Frustration mounts over biofuel policy
Despite President Biden’s climate initiatives boosting biofuel demand, U.S. farmers are struggling. Incentives favoring waste-based biofuels from abroad, like used cooking oil from China and waste beef fat from Brazil, are eroding demand for U.S. crops. This issue has spurred bipartisan concern as U.S. farm income declines. Critics argue that while U.S. biofuel production is supported, foreign imports are undermining local agriculture. Senate pressure is mounting to address these concerns and ensure fair competition for American farmers.
Before President Joe Biden ended his re-election campaign on July 21 after a tough few weeks, lingering in the background was a boom he touted for American farmers that hasn’t panned out.
At the heart of the matter is production of biofuels, which can be made from crops like soybeans and corn, or from waste products like used cooking oil.
The fuels benefit from government initiatives, regardless of whether the ingredients are produced in the U.S. or overseas.
A flurry of incentives under Biden’s landmark climate bill, along with a growing number of state programs, are spurring greater demand for fuel ingredients of all types, but especially those made from waste fats and oils, which typically boast a small carbon footprint and, in turn, are highly valued under policies aimed at fighting climate change.
U.S. biofuel producers are increasingly making renewable diesel and sustainable aviation fuel from raw materials that come from Asia and South America.
Imports of used cooking oil from China and waste beef fat from Brazil have climbed to a record, eroding demand for U.S. crops.
“The U.S. is designing rules to help our competitors and our competing countries’ farmers,” said Gordon Denny, an agricultural consultant and former procurement director at Bunge Global SA.
While agriculture isn’t currently capturing the political headlines, the perception that American growers are being left behind has prompted both Republican and Democratic U.S. senators in recent months to push the Biden administration to address the issue.
And all this comes at a time when U.S. farm income is poised for the biggest decline since 2006.
“To me, it’s one of the biggest fiascos of the Biden administration policy,” said Bill Haugen, an agricultural land manager in South Dakota.
“We are currently producing all this crop here and, in order for them to use tax credits, we are going overseas now to get product?”
Take the case of a new facility in rural Georgia for making sustainable aviation fuel, used to power planes and known as SAF. While the plant is able to churn out ethanol made from American-grown corn, the company behind the facility has said it will use Brazilian sugarcane ethanol, which typically has a lower carbon score.
Senator Sherrod Brown, a Democrat from Ohio who’s also up for reelection, has recently joined a group of Republicans from other farm states to pressure the Biden administration over the surge in imports of used cooking oil, calling some of the biofuel policies “punitive” for U.S. agriculture.

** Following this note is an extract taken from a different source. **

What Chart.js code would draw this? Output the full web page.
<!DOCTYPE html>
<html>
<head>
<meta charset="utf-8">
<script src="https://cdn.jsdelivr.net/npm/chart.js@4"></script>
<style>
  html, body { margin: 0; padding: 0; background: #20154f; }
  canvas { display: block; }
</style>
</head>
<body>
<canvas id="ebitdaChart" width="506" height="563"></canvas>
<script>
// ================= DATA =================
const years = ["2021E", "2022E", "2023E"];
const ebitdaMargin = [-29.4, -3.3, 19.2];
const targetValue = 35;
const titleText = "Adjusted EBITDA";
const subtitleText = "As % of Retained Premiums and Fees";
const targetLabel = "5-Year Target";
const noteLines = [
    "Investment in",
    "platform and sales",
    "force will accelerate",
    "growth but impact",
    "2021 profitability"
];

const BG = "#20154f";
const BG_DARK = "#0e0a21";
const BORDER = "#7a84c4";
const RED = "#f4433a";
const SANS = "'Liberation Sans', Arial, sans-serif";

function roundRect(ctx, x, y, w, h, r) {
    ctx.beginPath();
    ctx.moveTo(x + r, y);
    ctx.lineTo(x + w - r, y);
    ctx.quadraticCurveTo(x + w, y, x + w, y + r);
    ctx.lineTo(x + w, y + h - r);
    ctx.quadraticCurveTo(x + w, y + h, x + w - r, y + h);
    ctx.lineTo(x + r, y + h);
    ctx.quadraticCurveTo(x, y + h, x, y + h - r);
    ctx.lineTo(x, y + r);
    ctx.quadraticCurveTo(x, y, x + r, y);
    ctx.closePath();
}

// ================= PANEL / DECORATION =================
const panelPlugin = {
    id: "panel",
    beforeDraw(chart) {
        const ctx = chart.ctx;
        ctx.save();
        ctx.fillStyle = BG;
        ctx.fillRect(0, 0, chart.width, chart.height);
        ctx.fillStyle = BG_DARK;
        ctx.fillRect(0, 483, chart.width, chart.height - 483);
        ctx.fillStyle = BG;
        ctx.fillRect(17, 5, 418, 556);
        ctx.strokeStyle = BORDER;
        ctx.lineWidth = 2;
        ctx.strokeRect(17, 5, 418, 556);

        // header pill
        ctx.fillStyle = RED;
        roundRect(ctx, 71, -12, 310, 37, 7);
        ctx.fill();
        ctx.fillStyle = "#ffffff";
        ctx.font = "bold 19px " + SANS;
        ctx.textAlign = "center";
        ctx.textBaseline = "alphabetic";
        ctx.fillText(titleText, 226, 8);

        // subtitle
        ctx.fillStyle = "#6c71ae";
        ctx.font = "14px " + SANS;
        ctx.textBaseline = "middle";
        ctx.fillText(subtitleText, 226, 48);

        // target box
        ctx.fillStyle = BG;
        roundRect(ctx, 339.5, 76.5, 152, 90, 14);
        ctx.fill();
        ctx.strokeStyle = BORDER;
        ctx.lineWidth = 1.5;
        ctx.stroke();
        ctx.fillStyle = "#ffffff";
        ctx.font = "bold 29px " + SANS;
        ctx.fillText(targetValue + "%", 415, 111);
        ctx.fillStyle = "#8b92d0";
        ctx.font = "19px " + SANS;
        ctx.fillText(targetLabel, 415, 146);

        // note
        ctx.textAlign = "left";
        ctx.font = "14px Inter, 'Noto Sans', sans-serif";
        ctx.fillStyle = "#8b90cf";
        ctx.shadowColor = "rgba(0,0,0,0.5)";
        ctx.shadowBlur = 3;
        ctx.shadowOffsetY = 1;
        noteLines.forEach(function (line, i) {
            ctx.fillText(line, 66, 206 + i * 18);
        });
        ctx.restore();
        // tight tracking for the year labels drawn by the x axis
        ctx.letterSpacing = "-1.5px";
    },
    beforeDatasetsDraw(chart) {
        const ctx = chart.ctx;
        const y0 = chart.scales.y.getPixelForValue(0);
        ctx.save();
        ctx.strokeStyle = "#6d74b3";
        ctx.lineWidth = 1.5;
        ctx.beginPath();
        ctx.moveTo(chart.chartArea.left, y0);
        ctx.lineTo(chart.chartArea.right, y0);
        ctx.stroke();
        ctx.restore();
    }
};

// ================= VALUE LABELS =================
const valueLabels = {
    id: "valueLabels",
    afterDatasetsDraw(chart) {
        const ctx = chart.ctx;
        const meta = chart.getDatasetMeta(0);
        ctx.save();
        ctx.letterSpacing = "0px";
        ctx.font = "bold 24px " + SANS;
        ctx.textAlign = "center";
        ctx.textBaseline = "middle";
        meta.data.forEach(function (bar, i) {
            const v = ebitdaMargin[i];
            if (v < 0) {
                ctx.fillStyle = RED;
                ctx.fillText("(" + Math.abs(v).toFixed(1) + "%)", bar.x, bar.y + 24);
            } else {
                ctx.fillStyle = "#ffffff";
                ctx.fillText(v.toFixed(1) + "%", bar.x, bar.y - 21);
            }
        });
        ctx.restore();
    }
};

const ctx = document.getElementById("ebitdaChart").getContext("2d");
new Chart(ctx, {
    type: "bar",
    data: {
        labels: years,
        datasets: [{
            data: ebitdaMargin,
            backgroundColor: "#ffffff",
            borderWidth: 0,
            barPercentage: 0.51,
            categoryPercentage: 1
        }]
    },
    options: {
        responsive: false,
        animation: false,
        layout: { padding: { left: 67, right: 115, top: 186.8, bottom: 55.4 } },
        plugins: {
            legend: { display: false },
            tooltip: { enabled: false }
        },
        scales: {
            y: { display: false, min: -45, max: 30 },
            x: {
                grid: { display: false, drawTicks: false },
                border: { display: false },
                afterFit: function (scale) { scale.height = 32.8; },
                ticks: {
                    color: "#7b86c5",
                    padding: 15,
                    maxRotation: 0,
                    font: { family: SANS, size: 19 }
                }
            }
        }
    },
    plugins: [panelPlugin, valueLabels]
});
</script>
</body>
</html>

The Inflation Reducton Act — as Biden’s landmark legislation is known — is in its early days. And if other key issues are addressed — including higher blending mandates and proper regulation to tax credits so U.S. growers can better compete with foreign rivals — there’s still “tremendous opportunity for American agriculture,” according to Monte Shaw, executive director of the Iowa Renewable Fuels Association.
Still, uncertainty prevails over the extent to which farmers will benefit from federal incentives as details about a clean energy credit tax set to go into effect next year are still pending.
While Biden’s initial guidelines have given U.S. corn-based ethanol a path to compete with foreign ingredients for the production of lower-emitting airplane fuel, critics say the multiple practice changes farmers would have to adopt for it to qualify aren’t practical.
Iowa corn farmer Jolene Riessen said she’s thankful the grain was included as a so-called feedstock to produce SAF. But, she said, the practices necessary for a farmers’ grain to qualify makes it like “farming with one hand tied behind your back.”